The recently-established Center for Jewish Studies at the University of California at Irvine will be hosting a panel discussion on April 16 on "American Jews and Israel: The next 30 years." The announced discussion is about the relationship between American Jewry and Israel. The announced panelists are Liora Halperin (Benaroya Chair in Israel Studies, University of Washington), Noam Pianko, (Samuel N. Stroum Chair in Jewish Studies, University of Washington) and Hasia Diner (Paul and Sylvia Steinberg professor of American Jewish History, New York University). This event will coincide with the 70th birthday of the State of Israel.
First of all, I am not questioning the academic credentials of the panelists in any way. Nor do I question the right of these people-or anybody else working in Jewish studies- to be a supporter or opponent of Zionism and/or Israel. I have learned long ago that feelings about Israel are divided among American Jews and that within US academia, many Jewish professors have differing points of view. For example, UCI professor Mark LeVine, who is listed as associated faculty within the Center, is an outspoken critic of Israel, which is his right. As for the others in the Center, I don't know who they are or where they stand on Israel. Nor do I much care.
My point is this: Checking into the backgrounds of the three panelists, it is safe to say that they are not supporters of Zionism. Again, that is their right, and I have no desire to debate the issue with them. My concern is that what we have looming here is yet another academic one-sided bashing of Israel in which all the panelists are of a like mind. It would be safe to predict that they will tell their audience that Israel is losing support among American Jews due to "its oppressive treatment and occupation of Palestinians."

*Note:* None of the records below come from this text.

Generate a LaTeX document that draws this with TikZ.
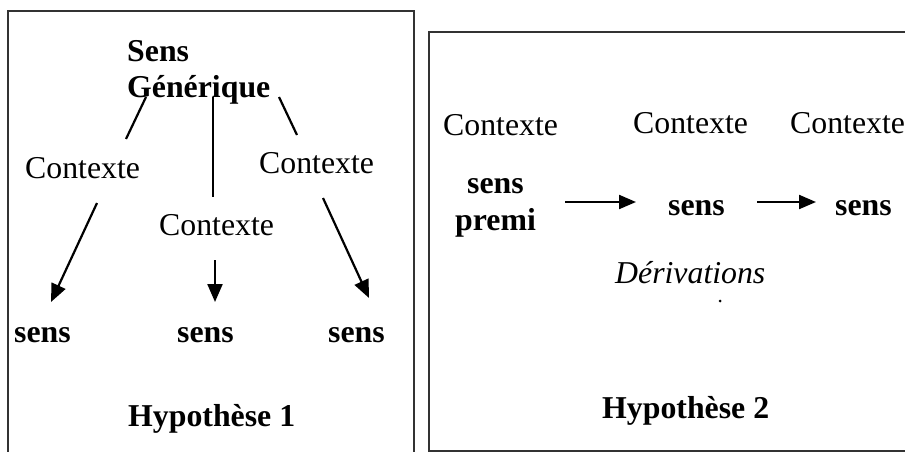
\documentclass[tikz,border=0pt]{standalone}
\usepackage{fontspec}
\setmainfont{Liberation Serif}
\usetikzlibrary{arrows.meta}
\begin{document}
\begin{tikzpicture}[x=1pt,y=-1pt,
  txt/.style={anchor=base west,inner sep=0pt,font=\fontsize{31.8}{36}\selectfont},
  btxt/.style={txt,font=\fontsize{31.8}{36}\selectfont\bfseries},
  itxt/.style={txt,font=\fontsize{31.8}{36}\selectfont\itshape},
  frame/.style={line width=1.3pt,draw=black!80},
  link/.style={line width=2.2pt},
  arr/.style={line width=2.2pt,-{Triangle[length=18pt,width=15pt]}}]
\useasboundingbox (0,0) rectangle (905,452);
\fill[white] (0,0) rectangle (905,452);
% frames
\draw[frame] (8,452) -- (8,11) -- (414,11) -- (414,452);
\draw[frame] (905,32) -- (429,32) -- (429,451) -- (905,451);
% left diagram
\node[btxt] (sens1) at (127,62) {Sens};
\node[btxt] (gen) at (127,97) {Générique};
\node[txt] (cl) at (25,178) {Contexte};
\node[txt] (cr) at (259,173) {Contexte};
\node[txt] (cm) at (159,235) {Contexte};
\node[btxt] (sl) at (14,342) {sens};
\node[btxt] (sm) at (177,342) {sens};
\node[btxt] (sr) at (328,342) {sens};
\node[btxt] (h1) at (128,426) {Hypothèse 1};
\coordinate (g1) at (146,97);
\coordinate (g2) at (213,97);
\coordinate (g3) at (279,97);
\coordinate (c1) at (126,139);
\coordinate (c2) at (213,197);
\coordinate (c3) at (297,135);
\draw[link] (g1) -- (c1);
\draw[link] (g2) -- (c2);
\draw[link] (g3) -- (c3);
\coordinate (a1s) at (97,203);
\coordinate (a1e) at (51,302);
\coordinate (a2s) at (215,260);
\coordinate (a2e) at (215,302);
\coordinate (a3s) at (323,198);
\coordinate (a3e) at (369,298);
\draw[arr] (a1s) -- (a1e);
\draw[arr] (a2s) -- (a2e);
\draw[arr] (a3s) -- (a3e);
% right diagram
\node[txt] (rc1) at (443,135) {Contexte};
\node[txt] (rc2) at (633,133) {Contexte};
\node[txt] (rc3) at (790,133) {Contexte};
\node[btxt] (rs1a) at (467,193) {sens};
\node[btxt] (rs1b) at (455,230) {premi};
\node[btxt] (rs2) at (668,215) {sens};
\node[btxt] (rs3) at (835,215) {sens};
\node[itxt] (der) at (615,283) {Dérivations};
\node[btxt] (h2) at (602,418) {Hypothèse 2};
\coordinate (b1s) at (565,202);
\coordinate (b1e) at (636,202);
\coordinate (b2s) at (757,202);
\coordinate (b2e) at (816,202);
\draw[arr,-{Triangle[length=17pt,width=14pt]}] (b1s) -- (b1e);
\draw[arr,-{Triangle[length=17pt,width=14pt]}] (b2s) -- (b2e);
\coordinate (dot) at (720,301);
\fill (dot) circle (1.5);
\end{tikzpicture}
\end{document}
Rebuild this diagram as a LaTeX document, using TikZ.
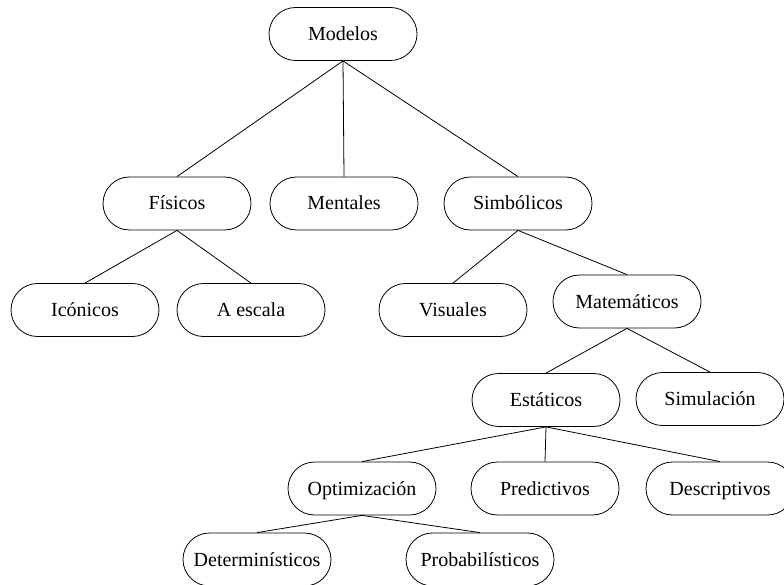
\documentclass[tikz,border=0pt]{standalone}
\usepackage{fontspec}
\setmainfont{Liberation Serif}
\begin{document}
\begin{tikzpicture}[x=1pt,y=-1pt,
  box/.style={draw, line width=0.8pt, rounded corners=26.5pt,
    minimum width=148pt, minimum height=53pt, inner sep=2pt,
    text height=14.5pt, text depth=1.5pt,
    font=\fontsize{20}{24}\selectfont},
  link/.style={line width=0.8pt}]
\useasboundingbox (0,0) rectangle (784,585);
\clip (0,0) rectangle (784,585);

% level 0
\node[box] (mod) at (343,34) {Modelos};
% level 1
\node[box] (fis) at (177,203.5) {Físicos};
\node[box] (men) at (344,203.5) {Mentales};
\node[box] (sim) at (518,203.5) {Simbólicos};
% level 2
\node[box] (ico) at (85,310) {Icónicos};
\node[box] (esc) at (251,310) {A escala};
\node[box] (vis) at (453,310) {Visuales};
\node[box] (mat) at (627,301.5) {Matemáticos};
% level 3
\node[box] (est) at (546,400) {Estáticos};
\node[box] (slm) at (710,399) {Simulación};
% level 4
\node[box] (opt) at (362,488.5) {Optimización};
\node[box] (pre) at (545,488.5) {Predictivos};
\node[box] (des) at (720,488.5) {Descriptivos};
% level 5
\node[box] (det) at (257,559.5) {Determinísticos};
\node[box] (pro) at (480,559.5) {Probabilísticos};

% tree connectors
\draw[link] (mod.south) -- (fis.north);
\draw[link] (mod.south) -- (men.north);
\draw[link] (mod.south) -- (sim.north);
\draw[link] (fis.south) -- (ico.north);
\draw[link] (fis.south) -- (esc.north);
\draw[link] (sim.south) -- (vis.north);
\draw[link] (sim.south) -- (mat.north);
\draw[link] (mat.south) -- (est.north);
\draw[link] (mat.south) -- (slm.north);
\draw[link] (est.south) -- (opt.north);
\draw[link] (est.south) -- (pre.north);
\draw[link] (est.south) -- (des.north);
\draw[link] (opt.south) -- (det.north);
\draw[link] (opt.south) -- (pro.north);
\end{tikzpicture}
\end{document}
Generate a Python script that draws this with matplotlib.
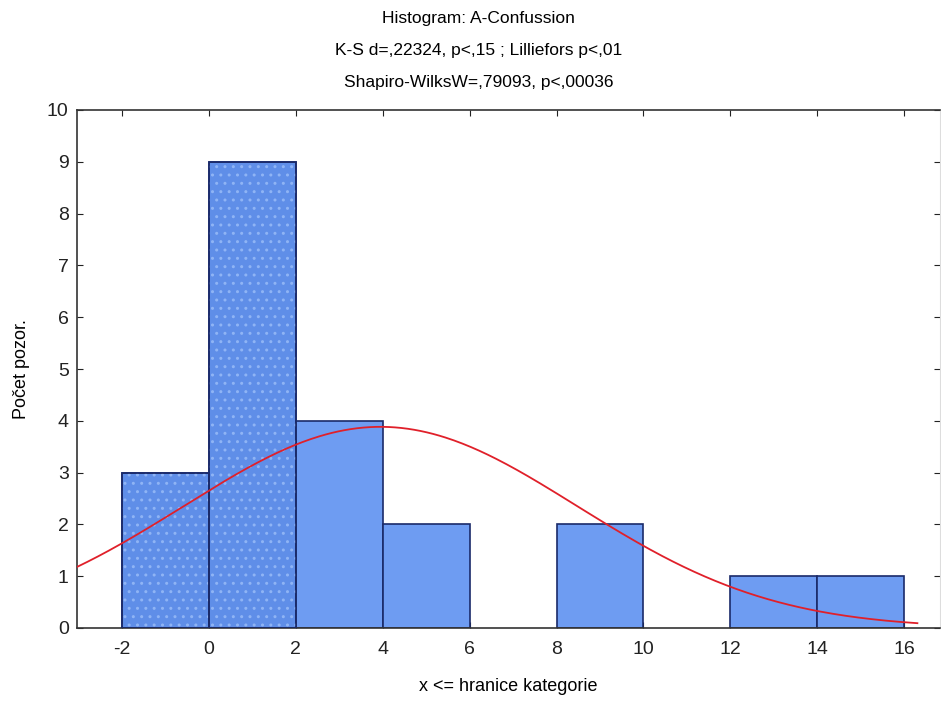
import numpy as np
import matplotlib
matplotlib.use("Agg")
import matplotlib.pyplot as plt

plt.rcParams['font.family'] = ['Liberation Sans', 'DejaVu Sans']
plt.rcParams['axes.unicode_minus'] = False

bin_edges = [-2, 0, 2, 4, 6, 8, 10, 12, 14, 16]
counts = [3, 9, 4, 2, 0, 2, 0, 1, 1]
textured = [True, True, False, False, False, False, False, False, False]
n_obs = 22
fit_mean = 3.95
fit_sd = 4.52
x_ticks = [-2, 0, 2, 4, 6, 8, 10, 12, 14, 16]
y_ticks = [0, 1, 2, 3, 4, 5, 6, 7, 8, 9, 10]
titles = ["Histogram: A-Confussion",
          "K-S d=,22324, p<,15 ; Lilliefors p<,01",
          "Shapiro-WilksW=,79093, p<,00036"]

fig = plt.figure(figsize=(9.41, 7.09), dpi=100)
ax = fig.add_axes([77/941, 1-628/709, 863/941, 518/709])

lefts = bin_edges[:-1]
widths = np.diff(bin_edges)
for l, w, c, t in zip(lefts, widths, counts, textured):
    if c == 0:
        continue
    face = '#5f8ee8' if t else '#6e9cf2'
    ax.bar(l, c, width=w, align='edge', color=face, edgecolor='#1a2a6a', linewidth=1.2, zorder=2)
    if t:
        ax.bar(l, c, width=w, align='edge', color='none', edgecolor='#8fb4f5', hatch='..', linewidth=0, zorder=2.5)
        ax.bar(l, c, width=w, align='edge', color='none', edgecolor='#1a2a6a', linewidth=1.2, zorder=2.6)

bw = bin_edges[1] - bin_edges[0]
xs = np.linspace(-3.03, 16.3, 400)
ys = n_obs * bw / (fit_sd * np.sqrt(2 * np.pi)) * np.exp(-(xs - fit_mean) ** 2 / (2 * fit_sd ** 2))
ax.plot(xs, ys, color='#e0202a', linewidth=1.3, zorder=3)

ax.set_xlim(-3.03, 16.82)
ax.set_ylim(0, 10)
ax.set_xticks(x_ticks)
ax.set_yticks(y_ticks)
ax.tick_params(axis='both', direction='in', length=4, labelsize=14, colors='#222222', top=True, right=True)
ax.tick_params(axis='x', pad=9)
ax.tick_params(axis='y', pad=6)
for s in ['left', 'bottom', 'top']:
    ax.spines[s].set_color('#333333')
    ax.spines[s].set_linewidth(1.2)
ax.spines['right'].set_color('#dddddd')

ax.set_xlabel("x <= hranice kategorie", fontsize=13, labelpad=15)
ax.set_ylabel("Počet pozor.", fontsize=13, labelpad=12)

for i, t in enumerate(titles):
    fig.text(0.5 + 8/941, 1 - (19 + 31.5 * i) / 709, t, ha='center', va='center', fontsize=12.5)

fig.savefig("out.png", dpi=100)
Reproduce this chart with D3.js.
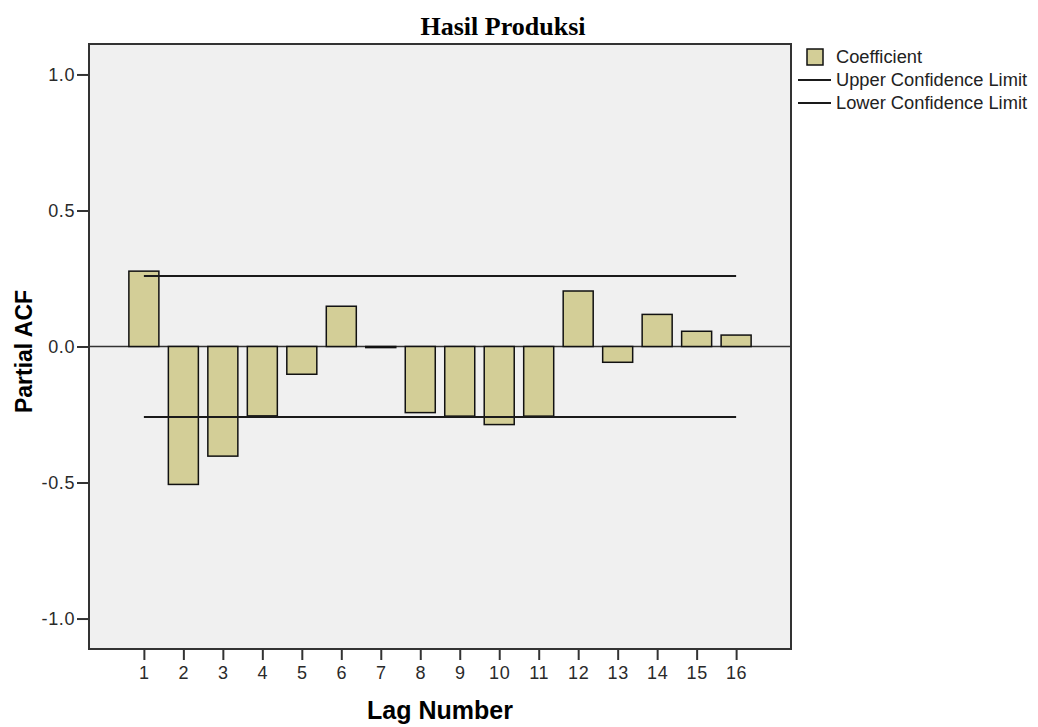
<!DOCTYPE html>
<html>
<head>
<meta charset="utf-8">
<script src="https://cdnjs.cloudflare.com/ajax/libs/d3/7.8.5/d3.min.js"></script>
<style>
  body { margin: 0; background: #fff; }
  svg { display: block; }
  .tick-label { font-family: "Liberation Sans", Arial, sans-serif; font-size: 18px; letter-spacing: 0.6px; fill: #2a2a2a; }
  .axis-title { font-family: "Liberation Sans", Arial, sans-serif; font-size: 23px; font-weight: bold; fill: #000; }
  .legend-text { font-family: "Liberation Sans", Arial, sans-serif; font-size: 18.3px; fill: #222; }
</style>
</head>
<body>
<svg id="chart" width="1038" height="727"></svg>
<script>
// data
var lags = [1, 2, 3, 4, 5, 6, 7, 8, 9, 10, 11, 12, 13, 14, 15, 16];
var coefficients = [0.277, -0.507, -0.403, -0.255, -0.102, 0.148, -0.004, -0.243,
                    -0.256, -0.287, -0.256, 0.204, -0.058, 0.118, 0.056, 0.042];
var upperLimit = [0.259, 0.259];
var lowerLimit = [-0.259, -0.259];
var yTicks = [-1.0, -0.5, 0.0, 0.5, 1.0];
var legendItems = ["Coefficient", "Upper Confidence Limit", "Lower Confidence Limit"];

var frame = { left: 89, right: 791, top: 44, bottom: 649 };
var svg = d3.select("#chart");

var x = d3.scaleLinear().domain([-0.39, 17.39]).range([frame.left, frame.right]);
var y = d3.scaleLinear().domain([-1.112, 1.112]).range([frame.bottom, frame.top]);
var barHalf = 0.38;

// plain hyphen for negatives, like the original
var fmtY = function(d) { return d3.format(".1f")(d).replace("\u2212", "-"); };

// plot background
svg.append("rect")
  .attr("x", frame.left)
  .attr("y", frame.top)
  .attr("width", frame.right - frame.left)
  .attr("height", frame.bottom - frame.top)
  .style("fill", "#f0f0f0");

// zero line
svg.append("line")
  .attr("x1", frame.left).attr("x2", frame.right)
  .attr("y1", y(0)).attr("y2", y(0))
  .style("stroke", "#333").style("stroke-width", 1.5);

// bars
svg.selectAll("rect.bar")
  .data(coefficients)
  .enter()
    .append("rect")
      .classed("bar", true)
      .attr("x", function(d, i) { return x(lags[i] - barHalf); })
      .attr("width", function(d, i) { return x(lags[i] + barHalf) - x(lags[i] - barHalf); })
      .attr("y", function(d) { return y(Math.max(d, 0)); })
      .attr("height", function(d) { return Math.abs(y(d) - y(0)); })
      .style("fill", "#d3ce97")
      .style("stroke", "#111")
      .style("stroke-width", 1.5);

// confidence limits, drawn from first to last lag
var limitLine = d3.line()
  .x(function(d, i) { return x(i === 0 ? lags[0] : lags[lags.length - 1]); })
  .y(function(d) { return y(d); });

[upperLimit, lowerLimit].forEach(function(limit) {
  svg.append("path")
    .attr("d", limitLine(limit))
    .style("fill", "none")
    .style("stroke", "#1a1a1a")
    .style("stroke-width", 2);
});

// frame
svg.append("rect")
  .attr("x", frame.left)
  .attr("y", frame.top)
  .attr("width", frame.right - frame.left)
  .attr("height", frame.bottom - frame.top)
  .style("fill", "none")
  .style("stroke", "#333")
  .style("stroke-width", 2);

// y axis
var yAxis = svg.append("g")
  .attr("transform", "translate(" + frame.left + ",0)")
  .call(d3.axisLeft(y).tickValues(yTicks).tickSize(12).tickFormat(fmtY));
yAxis.select(".domain").remove();
yAxis.selectAll("line").style("stroke", "#333").style("stroke-width", 2);
yAxis.selectAll("text")
  .attr("class", "tick-label")
  .attr("x", -14)
  .attr("dy", "0.35em");

// x axis
var xAxis = svg.append("g")
  .attr("transform", "translate(0," + frame.bottom + ")")
  .call(d3.axisBottom(x).tickValues(lags).tickSize(11).tickFormat(d3.format("d")));
xAxis.select(".domain").remove();
xAxis.selectAll("line").style("stroke", "#333").style("stroke-width", 2);
xAxis.selectAll("text")
  .attr("class", "tick-label")
  .attr("y", 17)
  .attr("dy", "0.71em");

svg.selectAll("g").attr("font-size", null).attr("font-family", null);

// titles
svg.append("text")
  .attr("x", 503)
  .attr("y", 35)
  .attr("text-anchor", "middle")
  .style("font-family", "'Liberation Serif', 'Times New Roman', serif")
  .style("font-weight", "bold")
  .style("font-size", "26px")
  .text("Hasil Produksi");

svg.append("text")
  .attr("class", "axis-title")
  .attr("transform", "translate(32," + ((frame.top + frame.bottom) / 2 + 5) + ")rotate(-90)")
  .attr("text-anchor", "middle")
  .text("Partial ACF");

svg.append("text")
  .attr("class", "axis-title")
  .attr("x", (frame.left + frame.right) / 2)
  .attr("y", 719)
  .attr("text-anchor", "middle")
  .style("font-size", "25px")
  .text("Lag Number");

// legend
var legend = svg.append("g").attr("transform", "translate(798,57)");
var rows = legend.selectAll("g")
  .data(legendItems)
  .enter()
    .append("g")
      .attr("transform", function(d, i) { return "translate(0," + (i * 23) + ")"; });

rows.each(function(d, i) {
  var row = d3.select(this);
  if (i === 0) {
    row.append("rect")
      .attr("x", 9).attr("y", -8)
      .attr("width", 16).attr("height", 16)
      .style("fill", "#d3ce97")
      .style("stroke", "#111")
      .style("stroke-width", 1.5);
  } else {
    row.append("line")
      .attr("x1", 0).attr("x2", 33)
      .attr("y1", 0).attr("y2", 0)
      .style("stroke", "#1a1a1a")
      .style("stroke-width", 2);
  }
  row.append("text")
    .attr("class", "legend-text")
    .attr("x", 38)
    .attr("dy", "0.35em")
    .text(d);
});
</script>
</body>
</html>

First of all, Diner is no supporter of Zionism, as this article she wrote for Haaretz in 2016 illustrates.
As for Pianko, he serves on a regional advisory council for the New Israel Fund, an organization which often takes more pro-Palestinian positions as opposed to Israel.
My question is, "Where is the balance?" Who would tell the audience that most American Jews still support Israel? Who would say that most Americans support Israel? Who would point out that support for Israel is strong with Evangelical Christians? Who would defend Israel's defensive policies? I know for a fact that a request was sent to the Center's director, Matthias Lehmann, to add a couple of pro-Israel panelists to provide some sort of balance. As of this writing, nothing has changed.
Of course, there is no academic requirement that any event give voice to both sides of an argument. I have attended a few events at UC Irvine put on by students who support Israel (which are usually disrupted by the pro-Palestinian side). It is hard to recall one-sided pro-Israel or conservative events sponsored by academic units, which often give credit to students who attend and often carry the imprimatur and weight of professors, as opposed to events sponsored by student groups.
It is frustrating to work within the academic community (I taught part-time at UC Irvine for 18 years.) and constantly see the non-stop academic bashing of Israel while any effort to bring in pro-Israel speakers is met with disruption. Many of the figures and speakers I have observed and heard speak at UCI and other universities are people I consider to be Jew haters. Now the UC Irvine Center for Jewish Studies puts on a one-sided event against Israel and Zionism. To me, it casts suspicion on the agenda and ideological purpose of this Center. I also note that the Center's advisory board consists of prominent leaders from the Orange County Jewish community, people who are active in major Jewish organizations. Are they paying attention to what's going on? I wonder. Donors and potential donors to the Center should pay close attention to what the UC Irvine Center for Jewish Studies is doing.